The writing is done with the sort of care that deeply pulls you into the story and somehow keeps you on edge from the outsider’s perspective, you know that something is being hidden, and it is what ‘taints’ the innocence of Romilly.
This was also certainly a much darker read than it initially presents [to be fair it does warn in the blurb that it is a dark story].
Romilly’s father has whisked them away to a manor where though things are old and dingy, it is whimsical for a girl to grow up in such a setting. His love and care for her are obvious, a great father, and he soon decides to make a book featuring Romilly and the kitten he recently brought her.
The book prompts a crowd of loyal fans, their world changes, money not taking over completely but at least allowing for the buying of necessities and repairs they’d been lacking before. Romilly’s Father made a book that captured the imagination of both young and old and not only that but word is that he’s hidden a treasure hunt within the pages.
While Romilly’s father tries to tell people he did no such thing, he eventually becomes vague about the matter, people will believe what they want, but as the books continue to come out, Romilly grows and she begins to ask questions about the ‘treasure hunt.’
There is a hunt, but it’s not for gold or jewels, and he’s done it all for Romilly. Whatever the hunt will reveal, it’s for her to find out, not the readers.
It was breathtaking and sorrowful watching Romilly grow up and have things revealed, not just the scavenger hunt which happens later on, but revelations about her father, and her mother who reappears at one point.

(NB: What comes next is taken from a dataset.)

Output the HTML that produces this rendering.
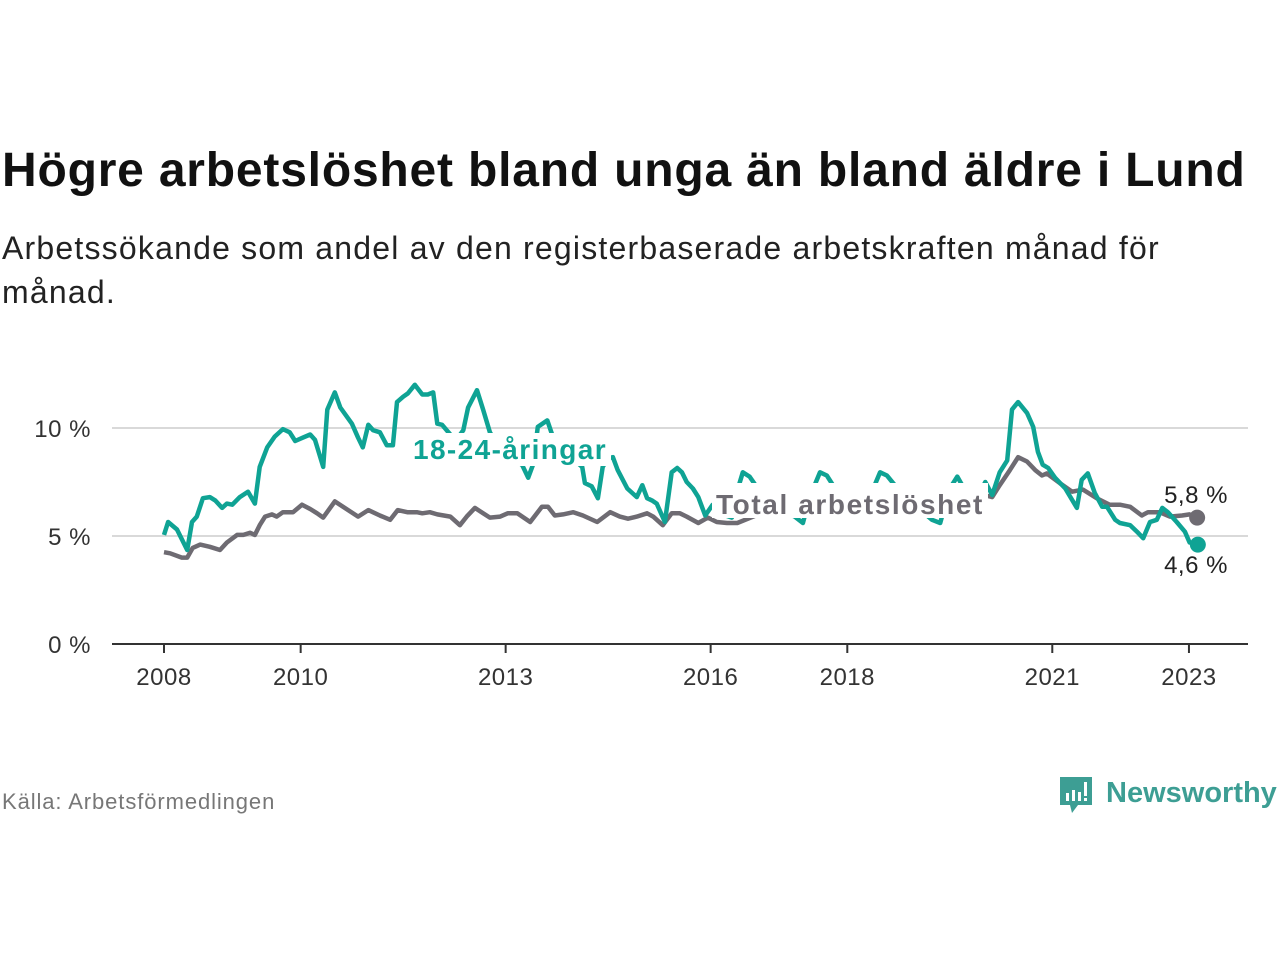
<!DOCTYPE html>
<html><head><meta charset="utf-8">
<style>
html,body{margin:0;padding:0;background:#fff;width:1280px;height:960px;overflow:hidden;font-family:"Liberation Sans",sans-serif;}
#title{position:absolute;left:2px;top:143px;font-size:48px;letter-spacing:0.8px;font-weight:bold;color:#111;margin:0;white-space:nowrap;}
#subtitle{position:absolute;left:2px;top:226px;width:1250px;font-size:32px;letter-spacing:1.2px;line-height:44px;color:#222;white-space:nowrap;}
#source{position:absolute;left:2px;top:789px;font-size:22px;letter-spacing:0.9px;color:#777;}
#logo{position:absolute;left:1058px;top:773px;}
svg text{font-family:"Liberation Sans",sans-serif;}
</style></head><body>
<h1 id="title">Högre arbetslöshet bland unga än bland äldre i Lund</h1>
<div id="subtitle">Arbetssökande som andel av den registerbaserade arbetskraften månad för<br>månad.</div>
<svg id="chart" width="1280" height="960" style="position:absolute;left:0;top:0"></svg>
<div id="source">Källa: Arbetsförmedlingen</div>
<div id="logo">
<svg width="220" height="46">
<path d="M2 4 h32 v28 h-14 l-6 8 l-2 -8 h-10 z" fill="#3d9e94"/>
<rect x="8" y="20" width="3" height="8" fill="#fff"/><rect x="14" y="17" width="3" height="11" fill="#fff"/><rect x="20" y="19" width="3" height="9" fill="#fff"/><rect x="26" y="9" width="3" height="14" fill="#fff"/><rect x="26" y="25" width="3" height="3" fill="#fff"/>
<text x="48" y="29" font-size="29" font-weight="bold" fill="#3d9e94" font-family="Liberation Sans, sans-serif">Newsworthy</text>
</svg></div>
<script>
const yTicks=[0,5,10];
const yTickLabels=["0 %","5 %","10 %"];
const xTicks=[2008,2010,2013,2016,2018,2021,2023];
const youthDates=[2008.0,2008.06,2008.19,2008.34,2008.41,2008.48,2008.57,2008.67,2008.75,2008.85,2008.92,2009.0,2009.11,2009.23,2009.33,2009.40,2009.51,2009.62,2009.74,2009.84,2009.92,2010.03,2010.14,2010.21,2010.33,2010.39,2010.50,2010.58,2010.75,2010.84,2010.91,2010.99,2011.06,2011.16,2011.26,2011.35,2011.41,2011.50,2011.57,2011.67,2011.78,2011.86,2011.94,2012.0,2012.07,2012.19,2012.29,2012.38,2012.45,2012.58,2012.67,2012.77,2012.92,2013.06,2013.24,2013.33,2013.40,2013.47,2013.61,2013.68,2013.87,2014.12,2014.16,2014.26,2014.35,2014.42,2014.50,2014.57,2014.64,2014.78,2014.92,2015.0,2015.07,2015.14,2015.21,2015.33,2015.43,2015.51,2015.58,2015.65,2015.74,2015.82,2015.92,2016.03,2016.17,2016.31,2016.39,2016.47,2016.57,2016.69,2016.94,2017.23,2017.35,2017.45,2017.60,2017.70,2017.79,2017.92,2018.0,2018.19,2018.38,2018.48,2018.58,2018.67,2018.92,2019.24,2019.36,2019.50,2019.61,2019.69,2019.80,2019.97,2020.02,2020.12,2020.23,2020.34,2020.41,2020.50,2020.63,2020.72,2020.79,2020.86,2020.94,2021.04,2021.19,2021.36,2021.43,2021.52,2021.62,2021.73,2021.80,2021.92,2021.99,2022.14,2022.24,2022.33,2022.43,2022.53,2022.61,2022.69,2022.82,2022.94,2023.01,2023.13];
const youthValues=[5.05,5.65,5.3,4.35,5.65,5.9,6.75,6.8,6.65,6.3,6.5,6.45,6.8,7.05,6.5,8.2,9.1,9.6,9.95,9.8,9.4,9.55,9.7,9.45,8.2,10.85,11.65,10.95,10.2,9.55,9.1,10.15,9.9,9.8,9.2,9.2,11.2,11.45,11.6,12.0,11.55,11.55,11.65,10.2,10.15,9.7,9.5,9.9,10.95,11.75,10.85,9.8,9.0,8.6,8.3,7.7,8.3,10.05,10.35,9.7,8.9,8.2,7.45,7.3,6.75,8.2,8.6,8.65,8.05,7.2,6.8,7.35,6.75,6.65,6.5,5.65,7.95,8.15,7.95,7.5,7.2,6.8,5.95,6.45,6.0,5.85,7.1,7.95,7.75,7.2,6.3,5.9,5.6,6.8,7.95,7.8,7.35,7.3,7.1,6.5,7.2,7.95,7.8,7.45,6.6,5.75,5.6,7.2,7.75,7.3,7.2,7.2,7.5,6.9,7.95,8.5,10.85,11.2,10.7,10.05,8.9,8.3,8.15,7.7,7.2,6.3,7.6,7.9,7.0,6.35,6.35,5.75,5.6,5.5,5.2,4.9,5.65,5.75,6.3,6.1,5.65,5.2,4.7,4.6];
const totalDates=[2008.0,2008.09,2008.26,2008.34,2008.42,2008.53,2008.67,2008.82,2008.92,2009.07,2009.16,2009.26,2009.33,2009.40,2009.48,2009.58,2009.65,2009.74,2009.89,2010.02,2010.14,2010.24,2010.33,2010.50,2010.62,2010.84,2010.99,2011.16,2011.31,2011.42,2011.56,2011.70,2011.78,2011.89,2012.0,2012.19,2012.33,2012.43,2012.55,2012.67,2012.77,2012.92,2013.03,2013.17,2013.36,2013.53,2013.62,2013.72,2013.84,2013.99,2014.13,2014.34,2014.53,2014.67,2014.79,2014.92,2015.07,2015.16,2015.30,2015.43,2015.55,2015.65,2015.82,2015.96,2016.09,2016.24,2016.39,2016.7,2017.0,2017.4,2017.8,2018.2,2018.6,2019.0,2019.4,2019.8,2020.0,2020.12,2020.23,2020.38,2020.50,2020.63,2020.75,2020.85,2020.92,2021.11,2021.29,2021.45,2021.65,2021.84,2021.99,2022.14,2022.31,2022.40,2022.57,2022.72,2022.90,2023.01,2023.12];
const totalValues=[4.25,4.2,4.0,4.0,4.45,4.6,4.5,4.35,4.7,5.05,5.05,5.15,5.05,5.5,5.9,6.0,5.9,6.1,6.1,6.45,6.25,6.05,5.85,6.6,6.35,5.9,6.2,5.95,5.75,6.2,6.1,6.1,6.05,6.1,6.0,5.9,5.5,5.9,6.3,6.05,5.85,5.9,6.05,6.05,5.65,6.35,6.35,5.95,6.0,6.1,5.95,5.65,6.1,5.9,5.8,5.9,6.05,5.9,5.5,6.05,6.05,5.9,5.6,5.85,5.65,5.6,5.6,6.0,6.2,6.3,6.3,6.2,6.3,6.2,6.3,6.5,6.9,6.8,7.35,8.05,8.65,8.45,8.05,7.8,7.9,7.45,7.05,7.15,6.75,6.45,6.45,6.35,5.95,6.1,6.1,5.9,5.95,6.0,5.85];
const endLabels=["5,8 %","4,6 %"];

const NS="http://www.w3.org/2000/svg";
const svg=document.getElementById('chart');
const X=yr=>164+(yr-2008)*68.33;
const Y=v=>644-v*21.6;
function mk(tag,attrs,parent){const e=document.createElementNS(NS,tag);for(const k in attrs)e.setAttribute(k,attrs[k]);(parent||svg).appendChild(e);return e;}

yTicks.forEach((t,i)=>{
  if(t>0){const g=mk('line',{x1:112,x2:1248,y1:Y(t),y2:Y(t),stroke:'#d9d9d9','stroke-width':2});
  
  }
  const tx=mk('text',{x:91,y:Y(t)+9,'text-anchor':'end','font-size':24,'letter-spacing':0.5,fill:'#333'});
  tx.textContent=yTickLabels[i];
  
  
});
const ax=mk('line',{x1:112,x2:1248,y1:644,y2:644,stroke:'#333','stroke-width':2});


xTicks.forEach(t=>{
  const tk=mk('line',{x1:X(t),x2:X(t),y1:644,y2:653,stroke:'#333','stroke-width':2});
  
  
  const tx=mk('text',{x:X(t),y:685,'text-anchor':'middle','font-size':24,'letter-spacing':0.5,fill:'#333'});
  tx.textContent=t;
  
  
});
function pts(d,v){return d.map((x,i)=>X(x).toFixed(1)+','+Y(v[i]).toFixed(1)).join(' ');}
const tl=mk('polyline',{points:pts(totalDates,totalValues),fill:'none',stroke:'#6e6b72','stroke-width':4.5,'stroke-linejoin':'round'});


const yl=mk('polyline',{points:pts(youthDates,youthValues),fill:'none',stroke:'#0fa394','stroke-width':4.5,'stroke-linejoin':'round'});


mk('rect',{x:409,y:433,width:202,height:33,fill:'#fff'});
mk('rect',{x:712,y:483,width:276,height:35,fill:'#fff'});
const l1=mk('text',{x:510,y:459,'text-anchor':'middle','font-size':28,'letter-spacing':1.4,'font-weight':'bold',fill:'#0fa394'});
l1.textContent='18-24-åringar';


const l2=mk('text',{x:850,y:514,'text-anchor':'middle','font-size':28,'letter-spacing':1.6,'font-weight':'bold',fill:'#6e6b72'});
l2.textContent='Total arbetslöshet';


const tN=totalDates.length-1, yN=youthDates.length-1;
const d1=mk('circle',{cx:X(totalDates[tN]),cy:Y(totalValues[tN]),r:8,fill:'#6e6b72'});


const d2=mk('circle',{cx:X(youthDates[yN]),cy:Y(youthValues[yN]),r:8,fill:'#0fa394'});


const e1=mk('text',{x:1196,y:503,'text-anchor':'middle','font-size':24,'letter-spacing':0.5,fill:'#222'});
e1.textContent=endLabels[0];


const e2=mk('text',{x:1196,y:573,'text-anchor':'middle','font-size':24,'letter-spacing':0.5,fill:'#222'});
e2.textContent=endLabels[1];


</script>
</body></html>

The truth can be a very hard pill to swallow and the truths Romilly must deal with also make her grow up before her time. Though she has the help of her friend, something is still not right as things keep being revealed.
Some of the news shocked me, I felt myself wanting to cry for Romilly and to shield her from the world, but the world persists, and Romilly shows strength in her endurance.
Truly, heartbreaking and sad, this book was a very emotional read. Romilly is a perfect MC for a novel, and it is an impressive work for a debut book.
I give this 4/5 full cups of coffee and recommend this to any fans of contemporary lit or any looking for a dark coming of age tale with a hint of whimsy. Thank you to HQ for an eARC in exchange for my honest review as part of the blog tour.
About the Author
Polly Crosby grew up on the Suffolk coast, and now lives with her husband and son in the heart of Norfolk.
Her first novel, The Illustrated Child, is due out in hardback on 29th October with HQ and on 1st September in the US as The Book of Hidden Wonders with Park Row Books.
In 2018, Polly won Curtis Brown Creative’s Yesterday Scholarship, which enabled her to finish her novel. Later the same year, The Illustrated Child was awarded runner-up in the Bridport Prize’s Peggy Chapman Andrews Award for a First Novel.
Polly is currently working on her second novel.